══ Supplied information

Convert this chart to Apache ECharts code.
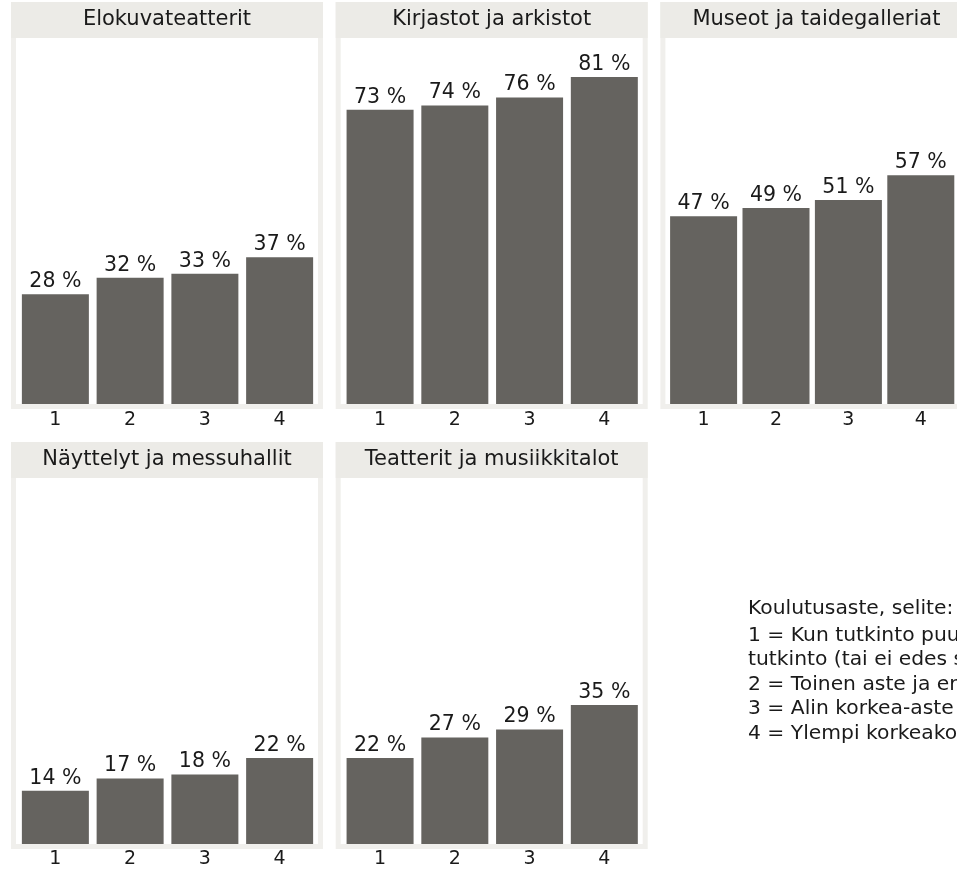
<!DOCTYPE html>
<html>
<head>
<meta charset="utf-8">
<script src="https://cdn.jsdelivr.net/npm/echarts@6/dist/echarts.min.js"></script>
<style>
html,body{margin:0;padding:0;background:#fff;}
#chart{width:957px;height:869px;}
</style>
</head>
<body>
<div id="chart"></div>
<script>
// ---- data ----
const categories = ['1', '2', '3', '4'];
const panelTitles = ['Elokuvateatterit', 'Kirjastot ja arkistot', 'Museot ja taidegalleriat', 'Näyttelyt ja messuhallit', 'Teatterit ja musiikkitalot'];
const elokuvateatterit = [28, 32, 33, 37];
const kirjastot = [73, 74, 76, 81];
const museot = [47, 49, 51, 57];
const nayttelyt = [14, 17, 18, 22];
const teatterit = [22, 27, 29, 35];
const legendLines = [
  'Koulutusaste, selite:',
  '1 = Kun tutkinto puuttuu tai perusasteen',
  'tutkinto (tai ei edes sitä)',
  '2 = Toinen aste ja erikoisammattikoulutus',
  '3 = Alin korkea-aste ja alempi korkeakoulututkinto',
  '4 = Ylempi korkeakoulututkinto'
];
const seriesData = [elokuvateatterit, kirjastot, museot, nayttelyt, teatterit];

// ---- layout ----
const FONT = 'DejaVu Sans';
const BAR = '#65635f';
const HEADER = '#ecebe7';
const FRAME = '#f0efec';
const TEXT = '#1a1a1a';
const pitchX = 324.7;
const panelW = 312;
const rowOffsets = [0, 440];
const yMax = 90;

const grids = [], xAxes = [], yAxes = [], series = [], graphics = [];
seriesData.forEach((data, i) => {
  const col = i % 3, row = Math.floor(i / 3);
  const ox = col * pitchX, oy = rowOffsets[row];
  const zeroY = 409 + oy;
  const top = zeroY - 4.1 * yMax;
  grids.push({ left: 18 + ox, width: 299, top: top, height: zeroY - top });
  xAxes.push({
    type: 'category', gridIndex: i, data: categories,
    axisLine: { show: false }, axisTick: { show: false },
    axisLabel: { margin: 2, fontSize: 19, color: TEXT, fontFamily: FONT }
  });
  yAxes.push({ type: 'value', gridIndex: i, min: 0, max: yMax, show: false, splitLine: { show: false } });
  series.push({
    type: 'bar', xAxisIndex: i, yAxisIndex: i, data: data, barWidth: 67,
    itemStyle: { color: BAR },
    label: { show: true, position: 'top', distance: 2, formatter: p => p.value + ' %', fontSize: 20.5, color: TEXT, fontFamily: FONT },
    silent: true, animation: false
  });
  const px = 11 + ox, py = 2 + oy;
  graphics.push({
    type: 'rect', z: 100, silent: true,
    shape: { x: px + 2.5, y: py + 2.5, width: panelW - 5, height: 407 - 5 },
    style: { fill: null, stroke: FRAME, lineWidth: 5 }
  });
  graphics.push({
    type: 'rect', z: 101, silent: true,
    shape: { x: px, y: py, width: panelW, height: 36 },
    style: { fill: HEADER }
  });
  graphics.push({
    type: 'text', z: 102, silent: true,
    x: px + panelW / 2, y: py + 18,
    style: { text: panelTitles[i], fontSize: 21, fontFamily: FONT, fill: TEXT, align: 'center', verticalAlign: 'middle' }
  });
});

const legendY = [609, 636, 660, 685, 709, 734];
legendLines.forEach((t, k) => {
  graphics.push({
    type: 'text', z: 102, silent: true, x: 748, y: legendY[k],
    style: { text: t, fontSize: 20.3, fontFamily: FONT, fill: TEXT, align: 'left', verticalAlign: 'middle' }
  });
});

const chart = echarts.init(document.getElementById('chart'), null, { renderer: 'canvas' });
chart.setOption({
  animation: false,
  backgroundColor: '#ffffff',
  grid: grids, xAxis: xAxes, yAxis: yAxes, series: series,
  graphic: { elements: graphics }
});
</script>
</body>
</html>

════

[Problem statement]
Leave out the pictures and repeat exactly the lines from the start of the material through the line that contains "const yMax = 90;", both included.

[Answer in full]
Convert this chart to Apache ECharts code.
<!DOCTYPE html>
<html>
<head>
<meta charset="utf-8">
<script src="https://cdn.jsdelivr.net/npm/echarts@6/dist/echarts.min.js"></script>
<style>
html,body{margin:0;padding:0;background:#fff;}
#chart{width:957px;height:869px;}
</style>
</head>
<body>
<div id="chart"></div>
<script>
// ---- data ----
const categories = ['1', '2', '3', '4'];
const panelTitles = ['Elokuvateatterit', 'Kirjastot ja arkistot', 'Museot ja taidegalleriat', 'Näyttelyt ja messuhallit', 'Teatterit ja musiikkitalot'];
const elokuvateatterit = [28, 32, 33, 37];
const kirjastot = [73, 74, 76, 81];
const museot = [47, 49, 51, 57];
const nayttelyt = [14, 17, 18, 22];
const teatterit = [22, 27, 29, 35];
const legendLines = [
  'Koulutusaste, selite:',
  '1 = Kun tutkinto puuttuu tai perusasteen',
  'tutkinto (tai ei edes sitä)',
  '2 = Toinen aste ja erikoisammattikoulutus',
  '3 = Alin korkea-aste ja alempi korkeakoulututkinto',
  '4 = Ylempi korkeakoulututkinto'
];
const seriesData = [elokuvateatterit, kirjastot, museot, nayttelyt, teatterit];

// ---- layout ----
const FONT = 'DejaVu Sans';
const BAR = '#65635f';
const HEADER = '#ecebe7';
const FRAME = '#f0efec';
const TEXT = '#1a1a1a';
const pitchX = 324.7;
const panelW = 312;
const rowOffsets = [0, 440];
const yMax = 90;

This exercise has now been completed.